Description
These Keto Chocolate Chip Cookies are a low-carb, delicious treat perfect for those following a ketogenic diet. Made with creamy cashew butter and sugar-free chocolate chips, they offer a sweet indulgence without the guilt. Easy to prepare and bake, these cookies provide a satisfying snack with minimal ingredients and a delightful texture.
Ingredients
Cookie Dough
- 1 cup cashew butter (smooth and creamy)
- 1/2 cup allulose
- 1 large egg
- 1 teaspoon vanilla extract
- 1/4 teaspoon baking soda
- 1/2 cup keto chocolate chips (sugar-free)
Instructions
- Preheat Oven: Preheat your oven to 180°C (350°F). Line a large baking tray or cookie sheet with parchment paper to prevent sticking and set it aside.
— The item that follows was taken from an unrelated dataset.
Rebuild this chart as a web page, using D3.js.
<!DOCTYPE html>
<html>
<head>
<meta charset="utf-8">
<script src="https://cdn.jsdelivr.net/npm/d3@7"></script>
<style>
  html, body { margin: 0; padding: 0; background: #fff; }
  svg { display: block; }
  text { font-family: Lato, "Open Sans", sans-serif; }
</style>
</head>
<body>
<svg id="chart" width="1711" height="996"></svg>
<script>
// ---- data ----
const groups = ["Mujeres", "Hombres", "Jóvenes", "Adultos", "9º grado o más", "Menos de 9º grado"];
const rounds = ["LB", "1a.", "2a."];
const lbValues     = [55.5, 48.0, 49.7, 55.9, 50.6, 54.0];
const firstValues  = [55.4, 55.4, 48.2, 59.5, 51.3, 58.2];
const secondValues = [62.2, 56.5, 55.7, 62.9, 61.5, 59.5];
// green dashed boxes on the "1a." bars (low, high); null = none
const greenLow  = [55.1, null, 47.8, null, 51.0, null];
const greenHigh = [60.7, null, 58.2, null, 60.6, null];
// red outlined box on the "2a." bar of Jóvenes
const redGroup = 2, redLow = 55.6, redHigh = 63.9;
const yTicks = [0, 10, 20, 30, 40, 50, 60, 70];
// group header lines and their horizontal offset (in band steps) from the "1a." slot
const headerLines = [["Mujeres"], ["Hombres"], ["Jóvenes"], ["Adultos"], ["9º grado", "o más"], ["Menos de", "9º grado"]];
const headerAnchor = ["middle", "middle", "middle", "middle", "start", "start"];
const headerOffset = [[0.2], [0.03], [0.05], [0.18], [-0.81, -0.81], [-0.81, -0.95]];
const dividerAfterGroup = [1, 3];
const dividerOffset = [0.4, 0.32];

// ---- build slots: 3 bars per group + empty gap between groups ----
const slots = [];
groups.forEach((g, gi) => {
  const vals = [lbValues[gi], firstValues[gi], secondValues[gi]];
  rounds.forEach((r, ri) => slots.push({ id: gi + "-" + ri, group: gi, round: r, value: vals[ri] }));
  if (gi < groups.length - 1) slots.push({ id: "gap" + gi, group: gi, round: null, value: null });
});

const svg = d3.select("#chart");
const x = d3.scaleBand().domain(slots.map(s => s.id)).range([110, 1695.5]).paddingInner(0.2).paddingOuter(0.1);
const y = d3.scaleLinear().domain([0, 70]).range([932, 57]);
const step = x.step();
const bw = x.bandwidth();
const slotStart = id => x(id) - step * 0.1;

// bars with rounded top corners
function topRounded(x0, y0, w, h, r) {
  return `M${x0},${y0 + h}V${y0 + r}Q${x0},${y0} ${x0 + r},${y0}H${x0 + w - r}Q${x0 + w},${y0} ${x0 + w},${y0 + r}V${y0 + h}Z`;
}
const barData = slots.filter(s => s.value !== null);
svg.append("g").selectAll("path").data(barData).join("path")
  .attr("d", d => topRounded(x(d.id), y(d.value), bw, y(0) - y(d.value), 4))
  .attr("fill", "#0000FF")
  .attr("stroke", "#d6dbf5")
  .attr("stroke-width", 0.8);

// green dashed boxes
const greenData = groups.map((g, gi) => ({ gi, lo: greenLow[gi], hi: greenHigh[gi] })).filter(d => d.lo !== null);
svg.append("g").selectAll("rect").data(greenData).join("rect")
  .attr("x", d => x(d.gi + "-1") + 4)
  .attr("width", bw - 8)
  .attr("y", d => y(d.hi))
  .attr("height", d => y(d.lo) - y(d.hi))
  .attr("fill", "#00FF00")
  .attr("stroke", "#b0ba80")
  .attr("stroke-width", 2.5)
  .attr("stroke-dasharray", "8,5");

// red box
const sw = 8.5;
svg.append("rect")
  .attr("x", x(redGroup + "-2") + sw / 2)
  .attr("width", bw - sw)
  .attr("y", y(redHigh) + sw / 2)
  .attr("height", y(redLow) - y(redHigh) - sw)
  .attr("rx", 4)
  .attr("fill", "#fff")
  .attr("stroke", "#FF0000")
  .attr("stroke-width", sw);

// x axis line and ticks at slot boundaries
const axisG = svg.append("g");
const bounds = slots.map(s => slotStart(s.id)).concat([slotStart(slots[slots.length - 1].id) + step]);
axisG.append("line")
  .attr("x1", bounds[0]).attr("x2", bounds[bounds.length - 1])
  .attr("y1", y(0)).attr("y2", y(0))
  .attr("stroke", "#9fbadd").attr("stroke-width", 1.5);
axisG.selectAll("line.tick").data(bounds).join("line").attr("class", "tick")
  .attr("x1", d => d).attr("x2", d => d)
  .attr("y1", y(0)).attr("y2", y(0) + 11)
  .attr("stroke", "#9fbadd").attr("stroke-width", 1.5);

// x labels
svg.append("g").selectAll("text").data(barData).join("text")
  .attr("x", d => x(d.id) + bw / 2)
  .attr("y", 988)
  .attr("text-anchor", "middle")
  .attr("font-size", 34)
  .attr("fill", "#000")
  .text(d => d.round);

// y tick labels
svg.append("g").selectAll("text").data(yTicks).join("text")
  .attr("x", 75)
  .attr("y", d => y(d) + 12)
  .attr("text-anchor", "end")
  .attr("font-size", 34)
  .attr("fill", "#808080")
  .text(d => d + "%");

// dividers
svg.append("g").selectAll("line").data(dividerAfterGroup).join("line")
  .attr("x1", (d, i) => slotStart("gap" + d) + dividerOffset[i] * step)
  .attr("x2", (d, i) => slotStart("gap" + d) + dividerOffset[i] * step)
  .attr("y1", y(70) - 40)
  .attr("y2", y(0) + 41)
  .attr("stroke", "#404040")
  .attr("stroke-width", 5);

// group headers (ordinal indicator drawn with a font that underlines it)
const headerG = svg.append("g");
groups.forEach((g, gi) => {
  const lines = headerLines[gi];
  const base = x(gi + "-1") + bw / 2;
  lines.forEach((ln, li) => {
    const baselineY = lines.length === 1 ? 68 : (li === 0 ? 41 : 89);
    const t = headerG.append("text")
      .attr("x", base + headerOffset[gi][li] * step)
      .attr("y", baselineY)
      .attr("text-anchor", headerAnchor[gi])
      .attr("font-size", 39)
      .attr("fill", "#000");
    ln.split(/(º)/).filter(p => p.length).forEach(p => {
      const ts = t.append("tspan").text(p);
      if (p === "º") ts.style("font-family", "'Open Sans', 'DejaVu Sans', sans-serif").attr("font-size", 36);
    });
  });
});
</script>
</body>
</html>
- Mix Ingredients: In a large mixing bowl, combine the cashew butter, allulose, egg, vanilla extract, and baking soda. Mix until the ingredients are thoroughly combined. Gently fold in the sugar-free keto chocolate chips. For thicker cookies, refrigerate the dough for 30 minutes before shaping.
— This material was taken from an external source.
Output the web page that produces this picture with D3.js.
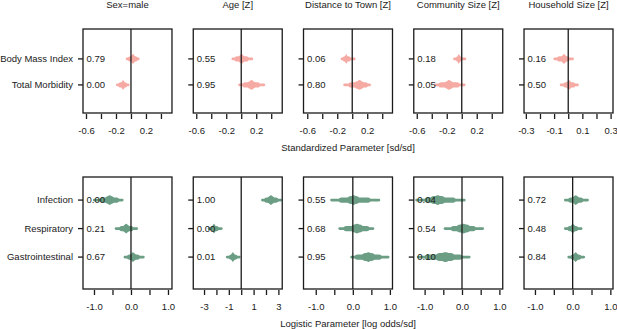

- Form Cookies: Using your hands, form 12 small balls of cookie dough. Place each ball on the prepared tray and press each one flat into a thick cookie shape, ensuring even thickness for uniform baking.
- Bake: Bake the cookies in the preheated oven for 10 to 12 minutes, or until the edges start to turn golden brown. Keep a close eye to prevent over-baking.
- Cool: Remove the cookies from the oven and allow them to cool completely on the tray. This helps them set properly for the best texture and taste.
Notes
- Allulose is a low-calorie sweetener that mimics sugar sweetness without raising blood sugar levels. It can be substituted with erythritol or monk fruit sweetener if preferred.
- Refrigerating the dough before baking helps the cookies maintain a thicker shape.
- Use sugar-free chocolate chips to keep the recipe keto-compliant.
- Store leftovers in an airtight container at room temperature for up to 3 days or refrigerate for up to a week.